Banks stumble but don't fall in stress test's first round

WASHINGTON — All 34 banks cleared the first of two supervisory stress tests on Thursday, reporting capital levels well above the required minimum even under a hypothetical severely adverse scenario.

But the test showed that banks face potentially heavy losses in certain loan categories under economic stress, particularly in the area of credit cards, counterparty losses and commercial and industrial lending.

It remains to be seen if those potential pitfalls will impact next week's stress test results, which are more important given the potential for the Fed to reject a bank's proposed capital plan based on the results.

Fed Gov. Jay Powell
Jay Powell, governor of the U.S. Federal Reserve, stands for a photograph at the board's headquarters in Washington, D.C., U.S., on Thursday, April 13, 2017. As the lone Republican on the Fed's seven-seat board and someone with in-depth knowledge of how the central bank works, Powell's influence looks set to increase as President Donald Trump prepares to fill three vacancies. Photographer: T.J. Kirkpatrick/Bloomberg

For now, the results of the Dodd-Frank Act Stress Test, or DFAST, concluded that the 34 banks examined in the test would have incurred roughly $493 billion in total losses under the severely adverse scenario, with $383 billion coming from loan portfolio losses and much of the remainder from counterparty losses. But the report said none of the banks had their Tier 1 capital levels fall below the 5% minimum.

“This year’s results show that, even during a severe recession, our large banks would remain well capitalized,” said Fed Gov. Jerome H. Powell, who chairs the central bank's supervisory committee. “This would allow them to lend throughout the economic cycle, and support households and businesses when times are tough.”

DFAST is the first of two supervisory stress tests that the Fed conducts annually on the largest banks it supervises. The test differs from its better-known and more onerous sister stress test, the Comprehensive Capital Analysis and Review program, in a few important ways. Both run a bank’s balance sheet through nine future quarters of hypothetical macroeconomic conditions meant to represent baseline, moderate and severe stress.

While CCAR runs those tests using the banks’ own capital plans, however, DFAST uses a standard capital plan in order to better compare performance of the balance sheets between institutions. There is no supervisory penalty for banks falling below the post-stress capital minimums in DFAST, but no bank has done so since Zions in 2014.

Thursday’s results did show some dramatic losses in certain sectors, though the results don’t take into account the firms’ ability to respond to the economic conditions as they unfold because of the nature of the test. Under the severely adverse scenario, the test estimates roughly $100 billion in aggregate credit card losses and another $100 billion in C&I loan losses, as well as $86 billion in trading and counterparty losses — accounting for more than half of the total write-offs.

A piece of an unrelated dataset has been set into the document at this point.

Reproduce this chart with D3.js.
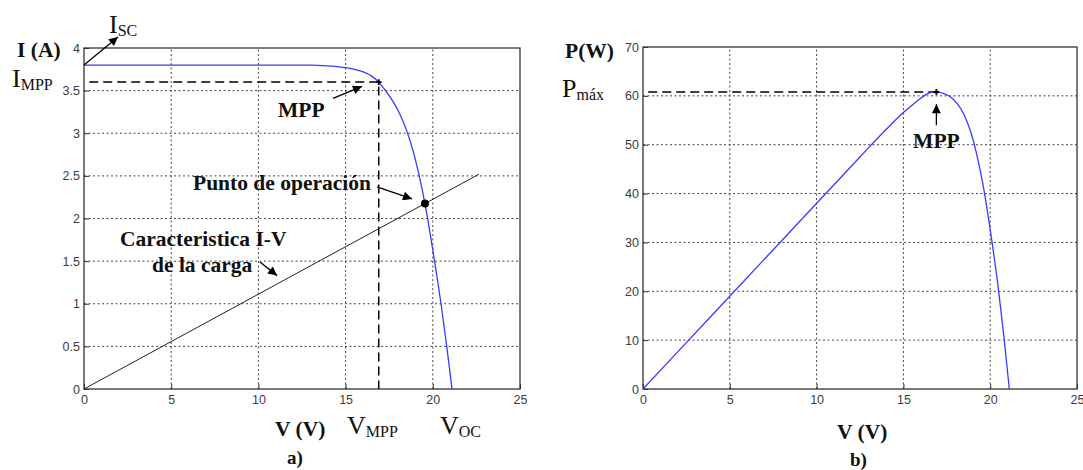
<!DOCTYPE html>
<html>
<head>
<meta charset="utf-8">
<script src="https://cdn.jsdelivr.net/npm/d3@7"></script>
<style>
  html, body { margin: 0; padding: 0; background: #fff; }
  svg { display: block; }
  .tick-lbl { font-family: "Liberation Sans", Arial, sans-serif; font-size: 12.5px; fill: #3c3c3c; }
  .lbl { font-family: "Liberation Serif", "Times New Roman", serif; fill: #111; }
</style>
</head>
<body>
<svg id="fig" width="1083" height="470"></svg>
<script>
// ---- I-V characteristic of the PV module ----
const ivVolts = [0, 4, 8, 12, 13, 14, 15, 15.5, 16, 16.5, 16.9, 17.3, 17.7, 18.1, 18.5, 18.9, 19.2, 19.55, 20.1, 20.47, 20.8, 21.1];
const ivAmps  = [3.80, 3.80, 3.80, 3.80, 3.80, 3.79, 3.77, 3.75, 3.72, 3.67, 3.60, 3.497, 3.379, 3.229, 3.031, 2.77, 2.52, 2.175, 1.50, 1.00, 0.50, 0];

// ---- P-V characteristic ----
const pvVolts = [0, 4, 8, 12, 13, 14, 15, 15.5, 16, 16.5, 16.9, 17.3, 17.7, 18.1, 18.5, 18.9, 19.2, 19.55, 20.1, 20.47, 20.8, 21.1];
const pvWatts = [0, 15.2, 30.4, 45.6, 49.4, 53.1, 56.6, 58.1, 59.5, 60.6, 60.8, 60.5, 59.8, 58.4, 56.1, 52.4, 48.4, 42.5, 30.2, 20.5, 10.4, 0];

// ---- load line (resistive load) and operating point ----
const loadVolts = [0, 22.65];
const loadAmps  = [0, 2.52];
const opPoint = [19.55, 2.175];

// ---- maximum power point ----
const vMpp = 16.9, iMpp = 3.6, pMax = 60.8;

// ---- tick labels ----
const vTicks = [0, 5, 10, 15, 20, 25];
const iTicks = [0, 0.5, 1, 1.5, 2, 2.5, 3, 3.5, 4];
const pTicks = [0, 10, 20, 30, 40, 50, 60, 70];

const svg = d3.select("#fig");

// arrow head
svg.append("defs").append("marker")
  .attr("id", "head").attr("viewBox", "0 0 10 10")
  .attr("refX", 10).attr("refY", 5)
  .attr("markerWidth", 12).attr("markerHeight", 9)
  .attr("markerUnits", "userSpaceOnUse")
  .attr("orient", "auto")
  .append("path").attr("d", "M0,0 L10,5 L0,10 Z").attr("fill", "#000");

function panel(x, y, xTicks, yTicks) {
  const g = svg.append("g");
  const [x0, x1] = x.range(), [y0, y1] = y.range();
  // dotted grid
  g.selectAll(".gx").data(xTicks.slice(1, -1)).join("line")
    .attr("x1", d => x(d)).attr("x2", d => x(d)).attr("y1", y0).attr("y2", y1)
    .attr("stroke", "#444").attr("stroke-width", 1).attr("stroke-dasharray", "2,2.5");
  g.selectAll(".gy").data(yTicks.slice(1, -1)).join("line")
    .attr("y1", d => y(d)).attr("y2", d => y(d)).attr("x1", x0).attr("x2", x1)
    .attr("stroke", "#444").attr("stroke-width", 1).attr("stroke-dasharray", "2,2.5");
  // axes with inward ticks
  const ax = g.append("g").attr("transform", `translate(0,${y0})`)
    .call(d3.axisBottom(x).tickValues(xTicks).tickFormat(d => String(d)).tickSize(-5).tickPadding(6));
  const ay = g.append("g").attr("transform", `translate(${x0},0)`)
    .call(d3.axisLeft(y).tickValues(yTicks).tickFormat(d => String(d)).tickSize(-5).tickPadding(4));
  [ax, ay].forEach(a => {
    a.select(".domain").remove();
    a.selectAll(".tick line").attr("stroke", "#333");
    a.selectAll(".tick text").attr("class", "tick-lbl");
  });
  g.append("rect").attr("x", x0).attr("y", y1).attr("width", x1 - x0).attr("height", y0 - y1)
    .attr("fill", "none").attr("stroke", "#333").attr("stroke-width", 1.3);
  return g;
}

function arrow(g, x1, y1, x2, y2) {
  g.append("line").attr("x1", x1).attr("y1", y1).attr("x2", x2).attr("y2", y2)
    .attr("stroke", "#000").attr("stroke-width", 1.3).attr("marker-end", "url(#head)");
}

function subLabel(g, x, y, main, sub, mainSize, subSize) {
  const t = g.append("text").attr("class", "lbl").attr("x", x).attr("y", y);
  t.append("tspan").attr("font-size", mainSize).text(main);
  t.append("tspan").attr("font-size", subSize).attr("dy", 3).text(sub);
}

function boldLabel(g, x, y, txt, size, anchor) {
  g.append("text").attr("class", "lbl").attr("x", x).attr("y", y)
    .attr("font-size", size).attr("font-weight", "bold")
    .attr("text-anchor", anchor || "start").text(txt);
}

const lineOf = (x, y, xs, ys) => d3.line().curve(d3.curveMonotoneX)
  .x(i => x(xs[i])).y(i => y(ys[i]))(d3.range(xs.length));

// ================= a) I-V curve =================
const xL = d3.scaleLinear().domain([0, 25]).range([84, 520]);
const yL = d3.scaleLinear().domain([0, 4]).range([389, 48]);
const gL = panel(xL, yL, vTicks, iTicks);

// MPP reference lines
gL.append("path")
  .attr("d", d3.line()([[xL(0.3), yL(iMpp)], [xL(vMpp), yL(iMpp)], [xL(vMpp), yL(0)]]))
  .attr("fill", "none").attr("stroke", "#000").attr("stroke-width", 1.5).attr("stroke-dasharray", "9,5");

// load line
gL.append("path")
  .attr("d", d3.line().x(i => xL(loadVolts[i])).y(i => yL(loadAmps[i]))(d3.range(loadVolts.length)))
  .attr("stroke", "#222").attr("stroke-width", 1);

// I-V curve
gL.append("path").attr("d", lineOf(xL, yL, ivVolts, ivAmps))
  .attr("fill", "none").attr("stroke", "#3a3aff").attr("stroke-width", 1.3);

// markers
gL.append("path").attr("d", d3.symbol(d3.symbolCross, 18)())
  .attr("transform", `translate(${xL(vMpp)},${yL(iMpp)})`).attr("fill", "#000");
gL.append("circle").attr("cx", xL(opPoint[0])).attr("cy", yL(opPoint[1])).attr("r", 4).attr("fill", "#000");

// annotations
arrow(gL, xL(0), yL(3.8), xL(1.95), yL(4.13));
arrow(gL, xL(14.28), yL(3.41), xL(15.94), yL(3.55));
arrow(gL, xL(16.8), yL(2.37), xL(18.81), yL(2.23));
arrow(gL, xL(10.09), yL(1.49), xL(11.07), yL(1.33));

boldLabel(gL, 17, 57, "I (A)", 21.5);
subLabel(gL, 109, 33, "I", "SC", 26, 16);
subLabel(gL, 12, 87, "I", "MPP", 26, 16);
boldLabel(gL, 278, 117, "MPP", 21.5);
boldLabel(gL, 193, 190, "Punto de operación", 21.5);
boldLabel(gL, 120, 246, "Caracteristica I-V", 21.5);
boldLabel(gL, 152, 272, "de la carga", 21.5);
boldLabel(gL, 275, 436, "V (V)", 21.5);
subLabel(gL, 347, 434, "V", "MPP", 26, 16);
subLabel(gL, 440, 434, "V", "OC", 26, 16);
boldLabel(gL, 287, 464, "a)", 19);

// ================= b) P-V curve =================
const xR = d3.scaleLinear().domain([0, 25]).range([643, 1077]);
const yR = d3.scaleLinear().domain([0, 70]).range([389, 47]);
const gR = panel(xR, yR, vTicks, pTicks);

gR.append("path")
  .attr("d", d3.line()([[xR(0.3), yR(pMax)], [xR(vMpp), yR(pMax)]]))
  .attr("fill", "none").attr("stroke", "#000").attr("stroke-width", 1.5).attr("stroke-dasharray", "9,5");

gR.append("path").attr("d", lineOf(xR, yR, pvVolts, pvWatts))
  .attr("fill", "none").attr("stroke", "#3a3aff").attr("stroke-width", 1.3);

gR.append("path").attr("d", d3.symbol(d3.symbolCross, 18)())
  .attr("transform", `translate(${xR(vMpp)},${yR(pMax)})`).attr("fill", "#000");

arrow(gR, xR(vMpp), yR(54.0), xR(vMpp), yR(58.3));

boldLabel(gR, 565, 58, "P(W)", 21.5);
subLabel(gR, 562, 97, "P", "máx", 26, 16);
boldLabel(gR, xR(vMpp), 148, "MPP", 21.5, "middle");
boldLabel(gR, 837, 439, "V (V)", 21.5);
boldLabel(gR, 850, 466, "b)", 19);
</script>
</body>
</html>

Credit card portfolios faced median loss rates of 13.7%, which was considerably higher than the 2016 DFAST results. Federal Reserve officials said part of the uptick in credit card losses can be attributed to the scenario itself, which envisioned substantially higher unemployment than last year’s scenario and that drives up estimates of credit card defaults. But the officials also said part of that result can also be attributed to the increase in the size of banks’ credit card exposures and the higher rates of delinquency than in 2016.

C&I loans typically represent a large portion of losses in DFAST, but the losses were quite high in this year’s DFAST results. The median loss rate across the 34 banks for C&I loans was 6% in the severely adverse scenario, but some banks estimated losses double that rate. Interestingly, C&I losses accounted for $67 billion in aggregate losses under the adverse scenario — a less stringent set of economic stressors — and saw median portfolio losses of 4.3%.

While Dodd-Frank mandates that DFAST be performed on all banks with more than $10 billion in assets, the Fed has taken steps to try to mitigate the impact on smaller and midsize banks. Nevertheless, all U.S. banks with more than $50 billion in assets are subject to a more invasive DFAST process like the one whose results were published Thursday.

That hasn’t stopped midsize banks from complaining about the asset thresholds, and both the House-passed Financial Choice Act and the Treasury’s regulatory blueprint proposing substantial changes to the DFAST regime.

The Fed will publish the results of the CCAR stress test next Wednesday, June 28, at 4:30 p.m.